En outre, les tests positifs dévoilés vendredi ont été obtenus en dépit de mesures préalables à l’arrivée des équipes à Edmonton. Le comité organisateur demandait à chacune des formations de s’isoler pendant sept jours avant leur départ et que chaque personne présente un test négatif avant de monter dans l’avion.

Or, quand bien même ces indications auraient été suivies à la lettre, elles n’étaient pas sans faille. D’une part, les joueurs de chaque équipe s’entraînaient ensemble dans les jours précédant leur départ : leur groupe était donc isolé, mais ses membres ne l’étaient pas individuellement.

D’autre part, la période d’incubation du virus, soit celle entre l’infection elle-même et l’apparition des symptômes, peut durer plus de 10 jours. Pendant cette période, « le nombre de virus augmente, mais pas nécessairement à un niveau détectable tout de suite », note le DDe Serres.
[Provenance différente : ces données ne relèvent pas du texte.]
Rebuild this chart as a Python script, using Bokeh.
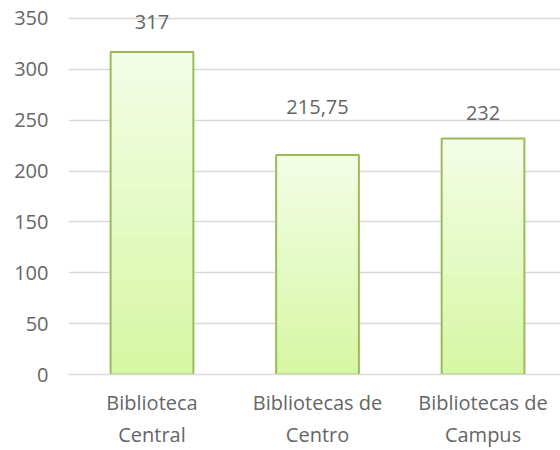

Par exemple, un joueur ayant produit un test négatif dimanche dernier, soit avant le départ de son pays d’origine, pourrait être infecté à l’heure actuelle sans encore présenter un résultat positif à ce jour.

Les circonstances dans lesquelles se sont déroulés les déplacements aériens des équipes ne contribuent pas non plus à l’optimisme.

Les Allemands ont partagé un vol nolisé transatlantique avec la Suisse, alors que la Suède était dans le même avion que la Finlande et la Russie. Dans les deux cas, on a émis des inquiétudes quant à la petite taille des aéronefs et, conséquemment, à la proximité entre leurs passagers, a écrit sur Twitter le journaliste Chris Peter, du réseau ESPN.

Impacts

Fournissant peu de détails sur l’impact des tests positifs sur la logistique du tournoi, la Fédération internationale a tout de même indiqué qu’elle comptait réviser l’horaire des matchs préliminaires. La formation allemande devra possiblement passer directement au tableau principal, dont le premier match aura lieu le jour de Noël.

Quant aux Suédois, ils sont censés affronter le Canada lundi, jour prévu de la fin de leur quarantaine. Citant une station de télévision suédoise, le journaliste Stéphane Leroux, de RDS, a indiqué que ce match serait annulé.

La Presse a par ailleurs appris que des calendriers à 10, 9 et 8 équipes avaient été élaborés. Si trois équipes déclaraient forfait, le tournoi serait annulé.

L’entraîneur-chef de l’équipe canadienne, André Tourigny, a indiqué en point de presse qu’il n’avait pas encore de détails à ce sujet. On lui aurait simplement donné l’horaire d’entraînement mis à jour pour vendredi et samedi.

Il a rappelé que ses joueurs faisaient preuve d’une grande prudence et d’un respect rigoureux des règles de distanciation physique en vigueur hors de la glace, par exemple pendant les repas et dans les déplacements vers l’aréna.

Interrogé pour savoir si des inquiétudes s’étaient manifestées chez ses joueurs, il a sèchement répondu que « [sa] job, c’est de coacher, et eux de jouer ».

« Votre job [les journalistes], c’est de spéculer, on va faire la nôtre, a-t-il ajouté. La seule information que j’ai, c’est les heures de pratiques des deux premiers jours. C’est en masse pour moi. »

Dach capitaine

Les entraîneurs de la formation canadienne ont désigné leur capitaine, vendredi, en la personne de Kirby Dach, choix de premier tour des Blackhawks de Chicago en 2019. Ses assistants seront Bowen Byram, de l’Avalanche du Colorado, et Dylan Cozens, des Sabres de Buffalo. C’est Connor McDavid qui, par le truchement d’une vidéo diffusée sur l’écran géant au-dessus de la glace, a dévoilé le nom des heureux élus au terme de l’entraînement du club. Tourigny a évoqué un choix « évident » qui faisait consensus et s’est amusé à décrire son trio de leaders comme un « monstre à trois têtes ».